What Liquid Cooled CPU Maintenance Actually Involves

Liquid cooled CPU maintenance is not a once-a-year task — it is a continuous process of monitoring, cleaning, and replacing components before they fail silently and cause thermal damage. The core conclusion: most liquid cooling failures trace back to neglected coolant, degraded tubing, or a malfunctioning condensing unit rather than the pump or radiator itself. Catching these issues early prevents CPU throttling, unexpected shutdowns, and in worst cases, permanent silicon damage from sustained temperatures above 90°C.

Whether you are running a custom open-loop system, an all-in-one (AIO) closed-loop cooler, or an immersion/refrigerant-based rack setup with a dedicated condensing unit, the maintenance principles differ in scope but share the same logic: keep the fluid clean, keep the heat transfer surfaces free of buildup, and verify that every mechanical component in the loop is performing within spec.
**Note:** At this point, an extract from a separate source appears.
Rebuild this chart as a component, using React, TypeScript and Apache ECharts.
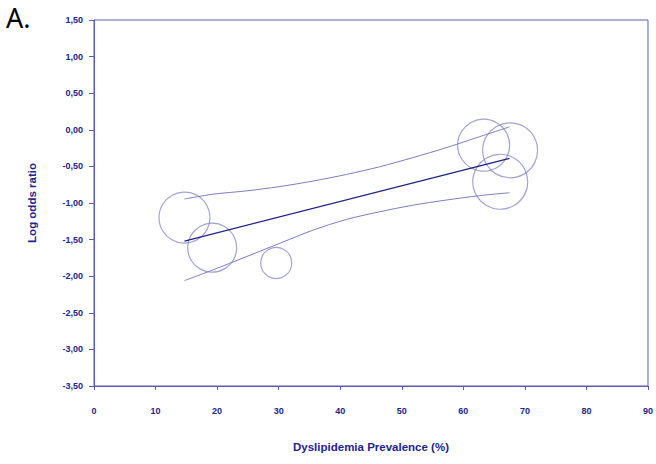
import React, { useEffect, useRef } from "react";
import * as echarts from "echarts";

// Studies: prevalence (%), log odds ratio, bubble weight (diameter)
const studyX = [14.7, 19.2, 29.6, 63.3, 67.6, 66.0];
const studyY = [-1.2, -1.61, -1.82, -0.21, -0.28, -0.71];
const studyWeight = [51, 49, 31, 52, 55, 55];

// Meta-regression line
const fitX = [14.7, 67.5];
const fitY = [-1.52, -0.39];

// Confidence band
const upperX = [14.7, 19.3, 24.7, 30.2, 35.6, 41.0, 46.4, 51.8, 57.2, 62.6, 67.5];
const upperY = [-0.945, -0.88, -0.835, -0.775, -0.7, -0.61, -0.505, -0.38, -0.245, -0.095, 0.04];
const lowerX = [14.7, 19.3, 24.7, 30.2, 35.6, 41.0, 46.4, 51.8, 57.2, 62.6, 67.5];
const lowerY = [-2.06, -1.915, -1.735, -1.55, -1.37, -1.225, -1.12, -1.03, -0.96, -0.9, -0.86];

const xTicks = { min: 0, max: 90, interval: 10 };
const yTicks = { min: -3.5, max: 1.5, interval: 0.5 };

const AXIS = "#5c5cb0";
const LABEL = "#23238a";

export default function App() {
  const ref = useRef<HTMLDivElement>(null);
  useEffect(() => {
    if (!ref.current) return;
    const chart = echarts.init(ref.current, null, { renderer: "svg" });
    const zip = (xs: number[], ys: number[]) => xs.map((x, i) => [x, ys[i]]);
    chart.setOption({
      animation: false,
      backgroundColor: "#ffffff",
      graphic: [
        {
          type: "text",
          left: 6,
          top: 3,
          style: {
            text: "A.",
            fontSize: 27,
            lineHeight: 28,
            fontFamily: "Noto Sans",
            fill: "#000000",
          },
        },
      ],
      grid: {
        left: 94,
        right: 7,
        top: 20,
        bottom: 78,
        show: true,
        borderColor: AXIS,
        borderWidth: 1,
      },
      xAxis: {
        type: "value",
        min: xTicks.min,
        max: xTicks.max,
        interval: xTicks.interval,
        name: "Dyslipidemia Prevalence (%)",
        nameLocation: "middle",
        nameGap: 55,
        nameTextStyle: {
          color: LABEL,
          fontSize: 11.5,
          fontWeight: "bold",
          fontFamily: "Liberation Sans",
          verticalAlign: "top",
        },
        axisLine: { show: true, onZero: false, lineStyle: { color: AXIS, width: 1 } },
        axisTick: { show: true, length: 4, lineStyle: { color: AXIS } },
        splitLine: { show: false },
        axisLabel: {
          color: LABEL,
          fontSize: 9,
          fontWeight: "bold",
          fontFamily: "Liberation Sans",
          margin: 20,
        },
      },
      yAxis: {
        type: "value",
        min: yTicks.min,
        max: yTicks.max,
        interval: yTicks.interval,
        name: "Log odds ratio",
        nameLocation: "middle",
        nameGap: 56,
        nameTextStyle: {
          color: LABEL,
          fontSize: 11.5,
          fontWeight: "bold",
          fontFamily: "Liberation Sans",
        },
        axisLine: { show: true, onZero: false, lineStyle: { color: AXIS, width: 1 } },
        axisTick: { show: true, length: 5, lineStyle: { color: AXIS } },
        splitLine: { show: false },
        axisLabel: {
          color: LABEL,
          fontSize: 9,
          fontWeight: "bold",
          fontFamily: "Liberation Sans",
          margin: 11,
          formatter: (v: number) => v.toFixed(2).replace(".", ","),
        },
      },
      series: [
        {
          type: "line",
          data: zip(upperX, upperY),
          smooth: 0.3,
          showSymbol: false,
          lineStyle: { color: "#7c7cc4", width: 1 },
        },
        {
          type: "line",
          data: zip(lowerX, lowerY),
          smooth: 0.3,
          showSymbol: false,
          lineStyle: { color: "#7c7cc4", width: 1 },
        },
        {
          type: "line",
          data: zip(fitX, fitY),
          showSymbol: false,
          lineStyle: { color: "#1e1e88", width: 1.2 },
        },
        {
          type: "scatter",
          data: studyX.map((x, i) => [x, studyY[i], studyWeight[i]]),
          symbol: "circle",
          symbolSize: (d: number[]) => d[2],
          itemStyle: {
            color: "rgba(0,0,0,0)",
            borderColor: "#8c8cc8",
            borderWidth: 1.2,
          },
        },
      ],
    });
    return () => chart.dispose();
  }, []);
  return (
    <div
      ref={ref}
      style={{ position: "absolute", left: 0, top: 0, width: 656, height: 464 }}
    />
  );
}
This guide covers each maintenance area in practical depth — with specific intervals, measurable thresholds, and real failure patterns drawn from both consumer builds and data center deployments.

How Liquid CPU Cooling Systems Are Structured

Understanding what you are maintaining starts with knowing what each component does and where it sits in the thermal chain. A typical liquid cooling loop moves coolant from the CPU water block, through tubing, into a radiator where heat is expelled, and back through a reservoir and pump. Enterprise and server-grade setups extend this principle by incorporating a condensing unit — a refrigerant-based heat rejection module — to achieve sub-ambient cooling that standard radiators cannot match.

Key Components and Their Maintenance Relevance

• CPU Water Block: Direct contact with the processor. Copper or nickel-plated fins accumulate mineral deposits and oxidation over time, reducing thermal conductivity.
• Pump: Circulates coolant. Bearing wear and cavitation are common failure modes after 3–5 years of continuous operation.
• Radiator: Dissipates heat to ambient air via fans. Fin blockage from dust is one of the fastest ways to degrade cooling performance — as little as 2mm of dust accumulation can reduce airflow efficiency by 15–20%.
• Reservoir: Holds excess coolant and allows air bubbles to escape. Low fluid levels are often the first visible sign of evaporation or a slow leak.
• Tubing: Flexible or rigid. Soft tubing (EPDM, PVC, PETG) hardens and cracks over time; rigid acrylic or PETG can yellow and become brittle under UV exposure.
• Coolant/Fluid: Premixed distilled water with corrosion inhibitors or purpose-formulated coolants. Biocides degrade and pH can drift acidic, accelerating metal corrosion.
• Condensing Unit (in refrigerant-based systems): Uses a compressor cycle to reject heat at sub-ambient temperatures. Requires refrigerant charge verification, condenser coil cleaning, and compressor health checks — maintenance steps absent from standard loop systems.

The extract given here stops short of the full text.